A real mess of a film - you can feel all the different hands in it. It sort of starts off paying homage to the original, showing clips from it, and the early scenes have banter between Robert Shaw, playing Gregory Peck, and Edward Fox, playing David Niven. It's really awful banter though both being stiff upper lip jolly good types, which is inconsistent with the original.
Then the film kind of forgets Fox and becomes about Shaw and Harrison Ford. Shaw and Fox are sent on a mission to kill a traitor in Yugoslavia, Ford is on a mission to blow up a bridge.

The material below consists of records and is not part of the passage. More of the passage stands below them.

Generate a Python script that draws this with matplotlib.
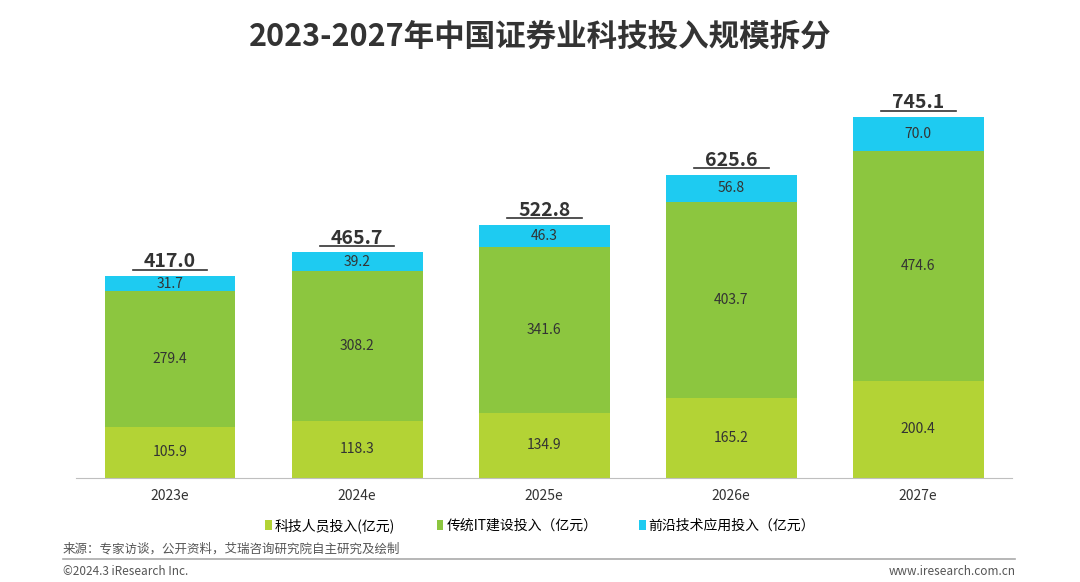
import matplotlib.pyplot as plt

plt.rcParams['font.family'] = ['Noto Sans CJK SC', 'DejaVu Sans']

years = ['2023e', '2024e', '2025e', '2026e', '2027e']
staff = [105.9, 118.3, 134.9, 165.2, 200.4]
it_build = [279.4, 308.2, 341.6, 403.7, 474.6]
frontier = [31.7, 39.2, 46.3, 56.8, 70.0]
totals = [417.0, 465.7, 522.8, 625.6, 745.1]
labels = ['科技人员投入(亿元)', '传统IT建设投入（亿元）', '前沿技术应用投入（亿元）']
colors = ['#b3d335', '#8cc63f', '#1ecbf1']

fig = plt.figure(figsize=(10.8, 5.82), dpi=100)
ax = fig.add_axes([0.0708, 0.1787, 0.866, 0.6838])
x = range(len(years))
w = 0.7
b1 = ax.bar(x, staff, w, color=colors[0], label=labels[0])
b2 = ax.bar(x, it_build, w, bottom=staff, color=colors[1], label=labels[1])
bot3 = [a + b for a, b in zip(staff, it_build)]
b3 = ax.bar(x, frontier, w, bottom=bot3, color=colors[2], label=labels[2])

for i in x:
    top = bot3[i] + frontier[i]
    ax.text(i, staff[i] / 2, f'{staff[i]:.1f}', ha='center', va='center', fontsize=10, color='#333333')
    ax.text(i, staff[i] + it_build[i] / 2, f'{it_build[i]:.1f}', ha='center', va='center', fontsize=10, color='#333333')
    ax.text(i, bot3[i] + frontier[i] / 2, f'{frontier[i]:.1f}', ha='center', va='center', fontsize=10, color='#333333')
    ax.text(i, top + 18, f'{totals[i]:.1f}', ha='center', va='baseline',
            fontsize=14, fontweight='bold', color='#333333')
    ax.plot([i - 0.2, i + 0.2], [top + 13] * 2, color='#333333', lw=1.2)

ax.set_xlim(-0.5, 4.5)
ax.set_ylim(0, 821)
ax.set_yticks([])
for s in ['top', 'right', 'left']:
    ax.spines[s].set_visible(False)
ax.spines['bottom'].set_color('#bfbfbf')
ax.set_xticks(list(x))
ax.set_xticklabels(years, fontsize=10, color='#333333')
ax.tick_params(axis='x', length=0, pad=8)

fig.legend(handles=[b1, b2, b3], labels=labels, loc='center', bbox_to_anchor=(0.5, 0.097),
           ncol=3, frameon=False, fontsize=10, handlelength=0.5, handleheight=0.7,
           handletextpad=0.2, columnspacing=3)

fig.text(0.5, 0.937, '2023-2027年中国证券业科技投入规模拆分', ha='center', va='center',
         fontsize=22, fontweight='bold', color='#333333')
fig.text(0.058, 0.056, '来源：专家访谈，公开资料，艾瑞咨询研究院自主研究及绘制', fontsize=9, color='#555555', va='center')
fig.add_artist(plt.Line2D([0.058, 0.94], [0.04, 0.04], color='#aaaaaa', lw=1.2))
fig.text(0.058, 0.018, '©2024.3 iResearch Inc.', fontsize=8.5, color='#555555', va='center')
fig.text(0.94, 0.018, 'www.iresearch.com.cn', fontsize=8.5, color='#555555', va='center', ha='right')

fig.savefig('out.png', dpi=100)
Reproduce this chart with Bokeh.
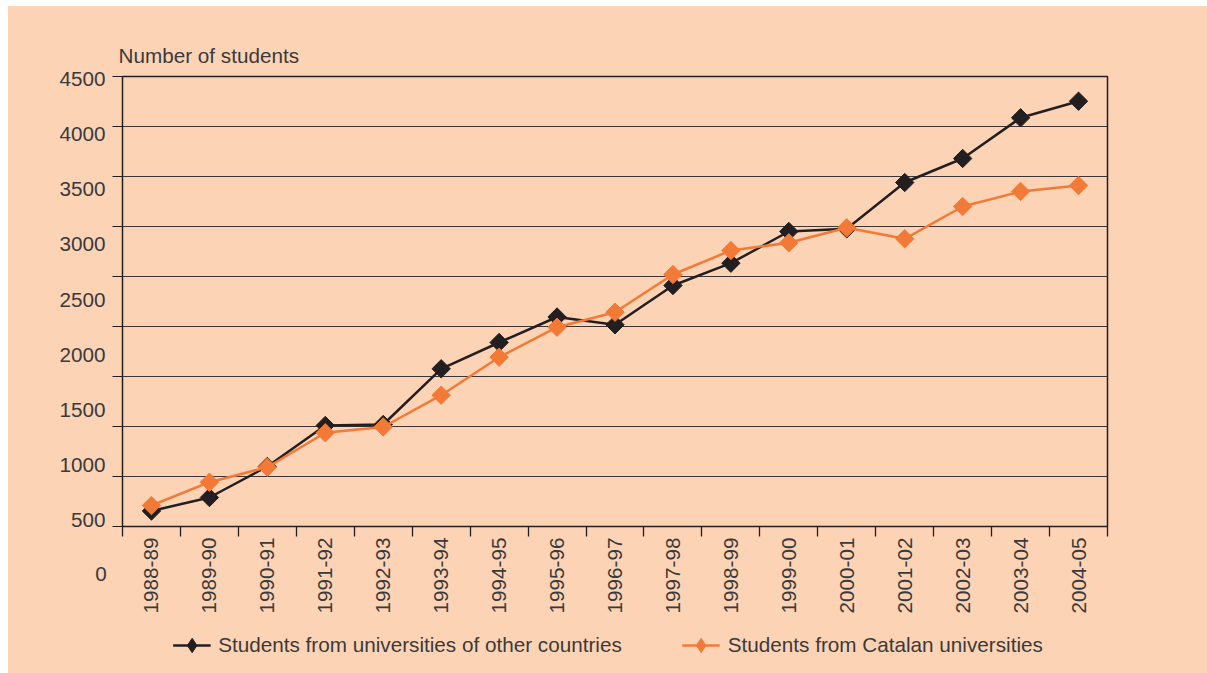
import math
from bokeh.plotting import figure
from bokeh.layouts import row, column
from bokeh.models import (Range1d, FixedTicker, Legend, LegendItem,
                          ColumnDataSource, Spacer)
from bokeh.embed import file_html
from bokeh.resources import INLINE

# ---------------- data ----------------
years = ["1988-89", "1989-90", "1990-91", "1991-92", "1992-93", "1993-94",
         "1994-95", "1995-96", "1996-97", "1997-98", "1998-99", "1999-00",
         "2000-01", "2001-02", "2002-03", "2003-04", "2004-05"]
other_countries = [155, 290, 600, 1010, 1020, 1577, 1840, 2095, 2017, 2410,
                   2633, 2950, 2977, 3440, 3680, 4087, 4253]
catalan = [210, 443, 593, 937, 995, 1313, 1693, 1993, 2143, 2520,
           2760, 2837, 2987, 2877, 3200, 3350, 3410]
y_ticks = [0, 500, 1000, 1500, 2000, 2500, 3000, 3500, 4000, 4500]
series_names = ["Students from universities of other countries",
                "Students from Catalan universities"]

# ---------------- style ----------------
BG = "#FDD3B6"
BLACK = "#231F20"
ORANGE = "#F37A36"
TEXT = "#3a3a3a"
FONT = "Liberation Sans"
FS = "20.7px"


def plain(fig):
    fig.background_fill_color = BG
    fig.border_fill_color = BG
    fig.outline_line_color = None
    fig.grid.grid_line_color = None


def text_style(axis):
    axis.major_label_text_font = FONT
    axis.major_label_text_font_size = FS
    axis.major_label_text_color = TEXT


x_pos = [i + 0.5 for i in range(len(years))]
src = ColumnDataSource(dict(x=x_pos, other=other_countries, cat=catalan))

# ---------------- main plot ----------------
p = figure(width=1095, height=610,
           x_range=Range1d(0, len(years)), y_range=Range1d(0, 4500),
           output_backend="svg", toolbar_location=None,
           background_fill_color=BG, border_fill_color=BG,
           min_border_left=10, min_border_right=100,
           min_border_top=70, min_border_bottom=90,
           outline_line_color=BLACK, outline_line_width=1.5)

p.title.text = "Number of students"
p.title.text_font = FONT
p.title.text_font_size = FS
p.title.text_font_style = "normal"
p.title.text_color = TEXT
p.title.align = "left"
p.title.offset = -4
p.title.standoff = 20

p.xgrid.grid_line_color = None
p.ygrid.ticker = FixedTicker(ticks=y_ticks)
p.ygrid.grid_line_color = "#3e3434"
p.ygrid.grid_line_width = 1.2

# x axis: labels at category centres, tick marks at category boundaries
xa = p.xaxis[0]
xa.ticker = FixedTicker(ticks=x_pos, minor_ticks=list(range(len(years) + 1)))
xa.major_label_overrides = {x: y for x, y in zip(x_pos, years)}
xa.major_label_orientation = math.pi / 2
xa.major_tick_line_color = None
xa.minor_tick_line_color = BLACK
xa.minor_tick_line_width = 1.3
xa.minor_tick_out = 10
xa.minor_tick_in = 0
xa.axis_line_color = None
xa.major_label_standoff = 1
text_style(xa)

# y axis of the plot: only tick marks at the grid values
ya = p.yaxis[0]
ya.ticker = FixedTicker(ticks=y_ticks)
ya.major_tick_out = 10
ya.major_tick_in = 0
ya.major_tick_line_color = BLACK
ya.major_tick_line_width = 1.2
ya.minor_tick_line_color = None
ya.axis_line_color = None
ya.major_label_overrides = {t: "" for t in y_ticks}
ya.major_label_standoff = 0

p.line("x", "other", source=src, line_color=BLACK, line_width=2.5)
p.scatter("x", "other", source=src, marker="square", angle=math.pi / 4,
          size=13, fill_color=BLACK, line_color=BLACK)
p.line("x", "cat", source=src, line_color=ORANGE, line_width=2.5)
p.scatter("x", "cat", source=src, marker="square", angle=math.pi / 4,
          size=13, fill_color=ORANGE, line_color=ORANGE)

# ---------------- y tick labels (offset as in the original) ----------------
q_left = figure(width=104, height=610, x_range=Range1d(0, 1),
                y_range=Range1d(445, 4521), output_backend="svg",
                toolbar_location=None, min_border_left=82, min_border_right=0,
                min_border_top=70, min_border_bottom=90)
plain(q_left)
qa = q_left.yaxis[0]
qa.ticker = FixedTicker(ticks=y_ticks[1:])
qa.major_tick_line_color = None
qa.minor_tick_line_color = None
qa.axis_line_color = None
qa.major_label_standoff = -21
text_style(qa)
# the lowest label "0" sits below the others, under the plot box
qx = q_left.xaxis[0]
qx.ticker = FixedTicker(ticks=[0.477])
qx.major_label_overrides = {0.477: str(y_ticks[0])}
qx.major_tick_line_color = None
qx.minor_tick_line_color = None
qx.axis_line_color = None
qx.major_label_standoff = 34
text_style(qx)

# ---------------- legend strip ----------------
q_leg = figure(width=1199, height=57, x_range=Range1d(0, 1), y_range=Range1d(0, 1),
               output_backend="svg", toolbar_location=None, min_border=0)
plain(q_leg)
q_leg.axis.visible = False
g1 = q_leg.line("x", "other", source=src, line_color=BLACK, line_width=2.5)
d1 = q_leg.scatter("x", "other", source=src, marker="diamond", size=14,
                   fill_color=BLACK, line_color=BLACK)
g2 = q_leg.line("x", "cat", source=src, line_color=ORANGE, line_width=2.5)
d2 = q_leg.scatter("x", "cat", source=src, marker="diamond", size=14,
                   fill_color=ORANGE, line_color=ORANGE)
legend = Legend(items=[LegendItem(label=series_names[0], renderers=[g1, d1]),
                       LegendItem(label=series_names[1], renderers=[g2, d2])],
                orientation="horizontal", location="center",
                background_fill_alpha=0, border_line_color=None,
                label_text_font=FONT, label_text_font_size=FS,
                label_text_color=TEXT, glyph_width=38, glyph_height=36,
                label_standoff=8, spacing=60, margin=0, padding=0)
q_leg.add_layout(legend)

inner = column(row(q_left, p), q_leg, styles={"background-color": BG})
layout = row(Spacer(width=8), column(Spacer(height=6), inner))
open("out.html", "w").write(file_html(layout, INLINE))
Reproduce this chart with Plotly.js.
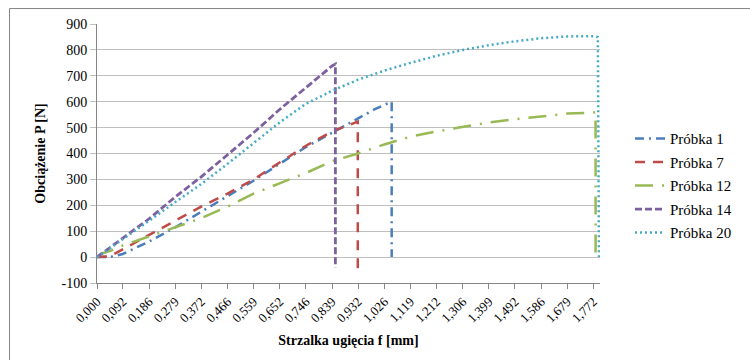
<!DOCTYPE html>
<html>
<head>
<meta charset="utf-8">
<script src="https://cdn.plot.ly/plotly-3.0.1.min.js"></script>
<style>html,body{margin:0;padding:0;background:#fff;}#chart{width:750px;height:360px;}</style>
</head>
<body>
<div id="chart"></div>
<script>
const xTickLabels = ["0,000","0,092","0,186","0,279","0,372","0,466","0,559","0,652","0,746","0,839","0,932","1,026","1,119","1,212","1,306","1,399","1,492","1,586","1,679","1,772"];
const yTickVals = [-100,0,100,200,300,400,500,600,700,800,900];
const yTickLabels = ["-100","0","100","200","300","400","500","600","700","800","900"];

const names = ["Próbka 1","Próbka 7","Próbka 12","Próbka 14","Próbka 20"];

const x1 = [0,0.046,0.092,0.186,0.279,0.372,0.466,0.559,0.652,0.746,0.839,0.88,0.932,0.99,1.026,1.052,1.052];
const y1 = [0,0,12,60,115,175,235,295,360,425,480,505,535,570,588,600,0];

const x7 = [0,0.046,0.092,0.186,0.279,0.372,0.466,0.559,0.652,0.746,0.839,0.9,0.931,0.931];
const y7 = [0,3,30,85,142,195,245,300,365,430,485,510,523,-55];

const x12 = [0,0.02,0.05,0.092,0.186,0.279,0.372,0.466,0.559,0.652,0.746,0.839,0.932,1.026,1.119,1.212,1.306,1.399,1.492,1.586,1.679,1.772,1.78,1.78];
const y12 = [0,15,25,45,80,115,150,195,245,285,325,370,400,435,465,485,502,520,532,544,554,558,560,-15];

const x14 = [0,0.092,0.186,0.279,0.372,0.466,0.559,0.652,0.746,0.839,0.851,0.851];
const y14 = [0,72,148,232,310,395,480,570,655,738,745,-40];

const x20 = [0,0.092,0.186,0.279,0.372,0.466,0.559,0.652,0.746,0.839,0.932,1.026,1.119,1.212,1.306,1.399,1.492,1.586,1.679,1.772,1.788,1.792];
const y20 = [0,68,140,212,282,360,440,520,592,642,685,720,750,777,800,818,833,845,852,853,850,0];

const colors = ["#4A7EBB","#BE4B48","#98B954","#7D60A0","#46AAC5"];
const dashes = ["9px,5px,2px,5px","10px,8px","18px,9px,2px,9px","7px,3px","2px,3px"];
const widths = [2.5,2.5,2.5,2.8,2.5];

const xs = [x1,x7,x12,x14,x20];
const ys = [y1,y7,y12,y14,y20];

const serif = '"Liberation Serif", "Times New Roman", serif';

const traces = names.map((n,i)=>({
  type:"scatter", mode:"lines", name:n, x:xs[i], y:ys[i],
  line:{color:colors[i], width:widths[i], dash:dashes[i]},
  legendgroup:"g"+i, hoverinfo:"skip"
}));

const L=97, R=600, T=24, B=283.3, W=750, H=360;
const pw=R-L, ph=B-T;
const px2paper = p => (p-L)/pw;
const py2paper = p => (B-p)/ph;

const layout = {
  width:W, height:H,
  margin:{l:L, r:W-R, t:T, b:H-B, pad:0},
  paper_bgcolor:"#fff", plot_bgcolor:"#fff",
  font:{family:serif, size:13, color:"#000"},
  showlegend:true,
  xaxis:{
    range:[0,1.7957], showgrid:false, zeroline:false,
    tickmode:"array",
    tickvals:xTickLabels.map(s=>parseFloat(s.replace(",","."))),
    ticktext:xTickLabels, tickangle:-45,
    ticks:"outside", ticklen:5, tickcolor:"#868686",
    showline:true, linecolor:"#868686", linewidth:1,
    tickfont:{family:serif, size:13},
    title:{text:"Strzalka ugięcia f [mm]", font:{family:serif, size:14, weight:"bold"}, standoff:10}
  },
  yaxis:{
    range:[-100,900], tickmode:"array", tickvals:yTickVals, ticktext:yTickLabels,
    showgrid:true, gridcolor:"#BFBFBF", gridwidth:1, zeroline:false,
    ticks:"outside", ticklen:6, tickcolor:"#BFBFBF",
    showline:true, linecolor:"#868686", linewidth:1,
    tickfont:{family:serif, size:14},
    title:{text:"Obciążenie P [N]", font:{family:serif, size:14, weight:"bold"}, standoff:12}
  },
  legend:{
    x:px2paper(630), xanchor:"left", y:py2paper(186), yanchor:"middle",
    font:{family:serif, size:15, color:"#000"}, tracegroupgap:1, traceorder:"grouped",
    bgcolor:"rgba(0,0,0,0)"
  },
  shapes:[{
    type:"rect", xref:"paper", yref:"paper",
    x0:px2paper(9.5), x1:px2paper(760), y0:py2paper(370), y1:py2paper(8.5),
    line:{color:"#868686", width:1}, fillcolor:"rgba(0,0,0,0)", layer:"below"
  }]
};

Plotly.newPlot("chart", traces, layout, {staticPlot:true, displayModeBar:false});
</script>
</body>
</html>
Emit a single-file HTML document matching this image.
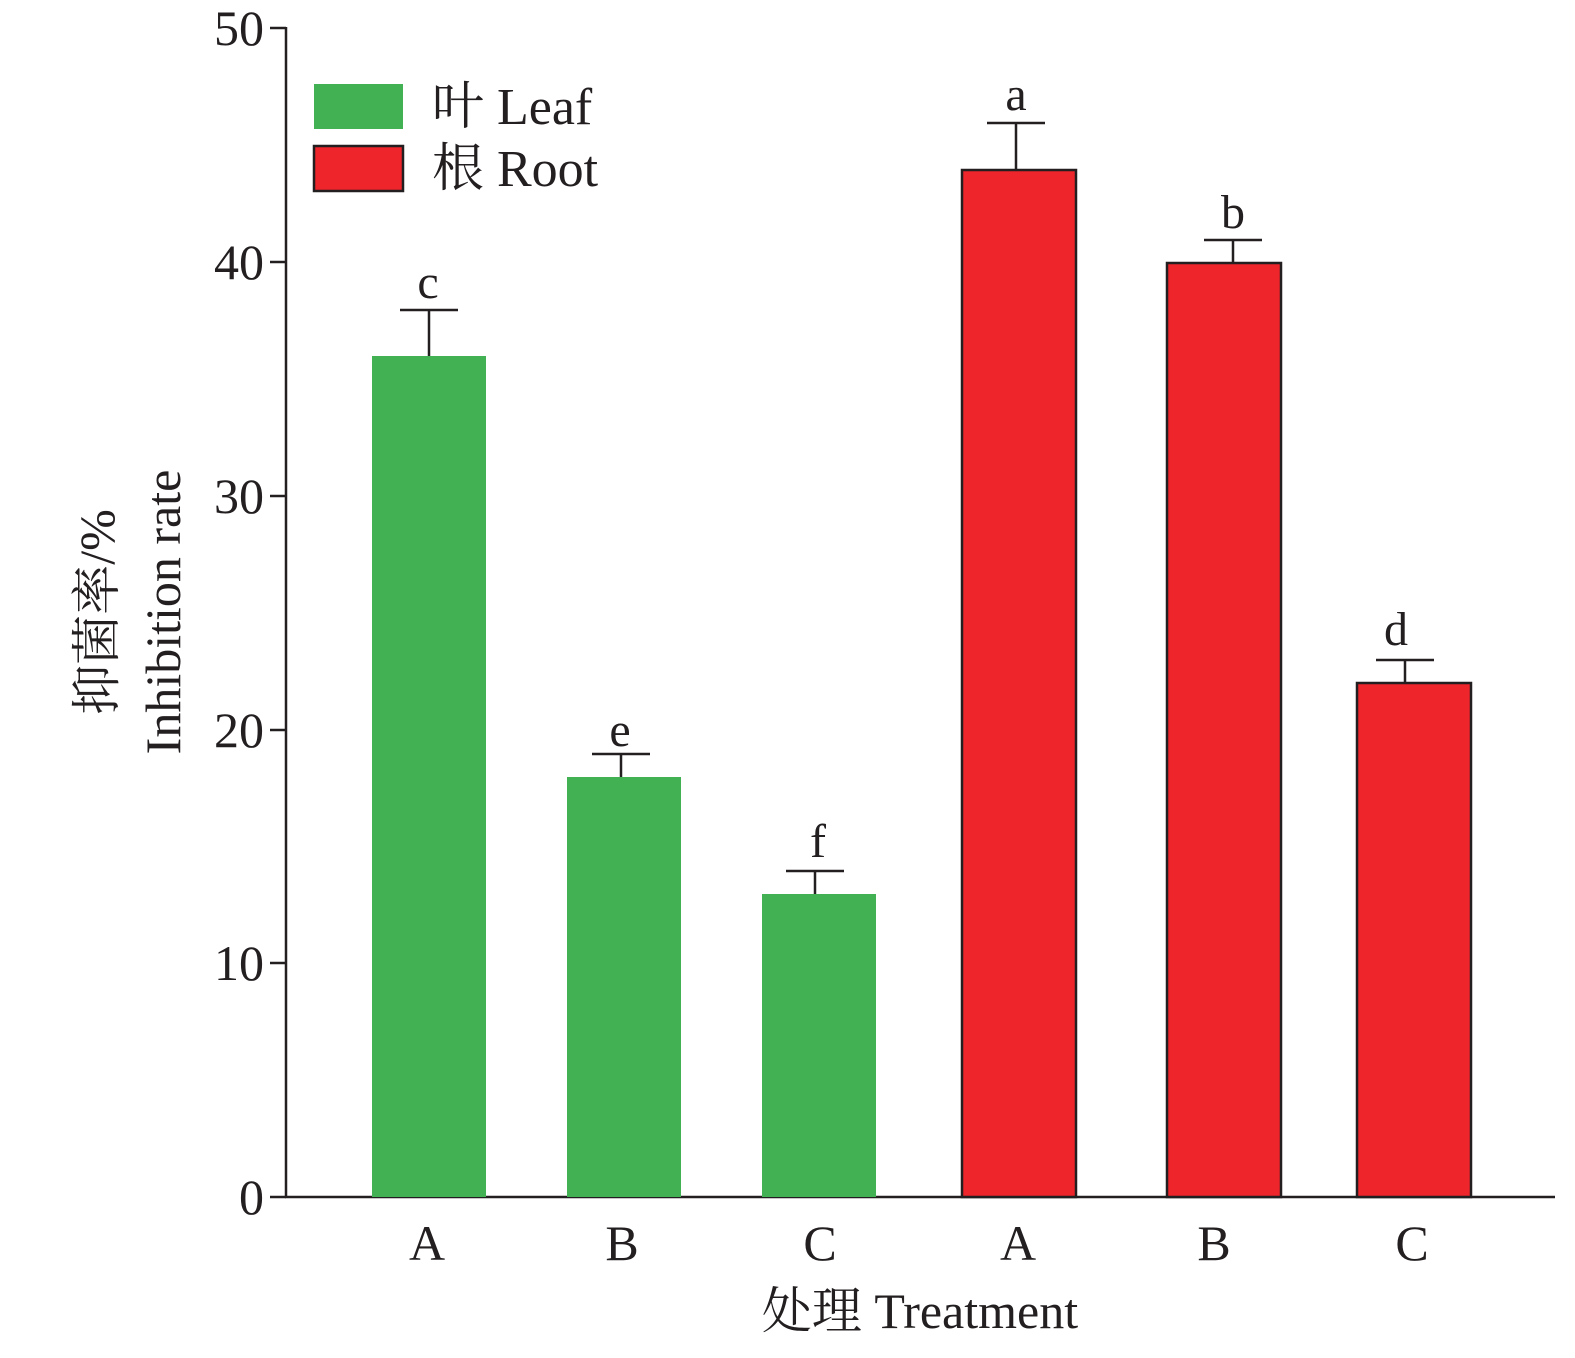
<!DOCTYPE html>
<html><head><meta charset="utf-8"><style>
body{margin:0;background:#fff}
svg text{font-family:"Liberation Serif","Noto Serif CJK SC",serif;fill:#231f20}
</style></head><body>
<svg width="1575" height="1353" viewBox="0 0 1575 1353" xmlns="http://www.w3.org/2000/svg">
<g stroke="#231f20" stroke-width="2.5" fill="none">
<line x1="286" y1="27" x2="286" y2="1197"/>
<line x1="285" y1="1197" x2="1555" y2="1197"/>
<line x1="270" y1="28" x2="286" y2="28"/>
<line x1="270" y1="262" x2="286" y2="262"/>
<line x1="270" y1="496" x2="286" y2="496"/>
<line x1="270" y1="730" x2="286" y2="730"/>
<line x1="270" y1="963" x2="286" y2="963"/>
<line x1="270" y1="1197" x2="286" y2="1197"/>
</g>
<g font-size="50" text-anchor="end">
<text x="264" y="45">50</text>
<text x="264" y="279">40</text>
<text x="264" y="513">30</text>
<text x="264" y="747">20</text>
<text x="264" y="980">10</text>
<text x="264" y="1214">0</text>
</g>
<g fill="#41b153">
<rect x="372" y="356" width="114" height="841"/>
<rect x="567" y="777" width="114" height="420"/>
<rect x="762" y="894" width="114" height="303"/>
</g>
<g fill="#ee252b" stroke="#231f20" stroke-width="2.5">
<rect x="962" y="170" width="114" height="1027"/>
<rect x="1167" y="263" width="114" height="934"/>
<rect x="1357" y="683" width="114" height="514"/>
</g>
<g stroke="#231f20" stroke-width="2.5">
<line x1="429" y1="310" x2="429" y2="356"/><line x1="400" y1="310" x2="458" y2="310"/>
<line x1="621" y1="754" x2="621" y2="777"/><line x1="592" y1="754" x2="650" y2="754"/>
<line x1="815" y1="871" x2="815" y2="894"/><line x1="786" y1="871" x2="844" y2="871"/>
<line x1="1016" y1="123" x2="1016" y2="170"/><line x1="987" y1="123" x2="1045" y2="123"/>
<line x1="1233" y1="240" x2="1233" y2="263"/><line x1="1204" y1="240" x2="1262" y2="240"/>
<line x1="1405" y1="660" x2="1405" y2="683"/><line x1="1376" y1="660" x2="1434" y2="660"/>
</g>
<g font-size="48" text-anchor="middle">
<text x="428" y="298">c</text>
<text x="620" y="746">e</text>
<text x="818" y="857">f</text>
<text x="1016" y="110">a</text>
<text x="1233" y="228">b</text>
<text x="1396" y="645">d</text>
</g>
<g font-size="50" text-anchor="middle">
<text x="427" y="1260">A</text>
<text x="622" y="1260">B</text>
<text x="820" y="1260">C</text>
<text x="1018" y="1260">A</text>
<text x="1214" y="1260">B</text>
<text x="1412" y="1260">C</text>
<text x="920" y="1328">处理 Treatment</text>
</g>
<text font-size="50" text-anchor="middle" transform="translate(114,612) rotate(-90)">抑菌率/%</text>
<text font-size="50" text-anchor="middle" transform="translate(180,612) rotate(-90)">Inhibition rate</text>
<rect x="314" y="84" width="89" height="45" fill="#41b153"/>
<rect x="314" y="146" width="89" height="45" fill="#ee252b" stroke="#231f20" stroke-width="2.5"/>
<text x="432" y="124" font-size="52">叶 Leaf</text>
<text x="432" y="186" font-size="52">根 Root</text>
</svg>
</body></html>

There's some double cross and twists but none of it that interesting.
Carl Weathers comes along and characters comment on him being black, and he has an awful scene where he sooks because he's left out of the loop. You could cut his character. You could cut Fox's character too. Ford has the odd good moment but wasn't comfortable enough as a star to play himself. Shaw is okay - but character work is weak.
We know Franco Nero is bad so his betrayal is not a surprise. Barbara Bach livens things up with a bit of nudity - the film could have done with more of it. And more females. Guns had two - two romances. We don't even get one romance. It's very boys own. They should have made Carl Weathers a girl, maybe.
There's the occasional good bit - shooting Nero in a van, the final raid on the dam. But it's an underwhelming mess. George MacDonald Fraser did uncredited work on the script. I'm sure it was a hard gig, but he didn't save the say.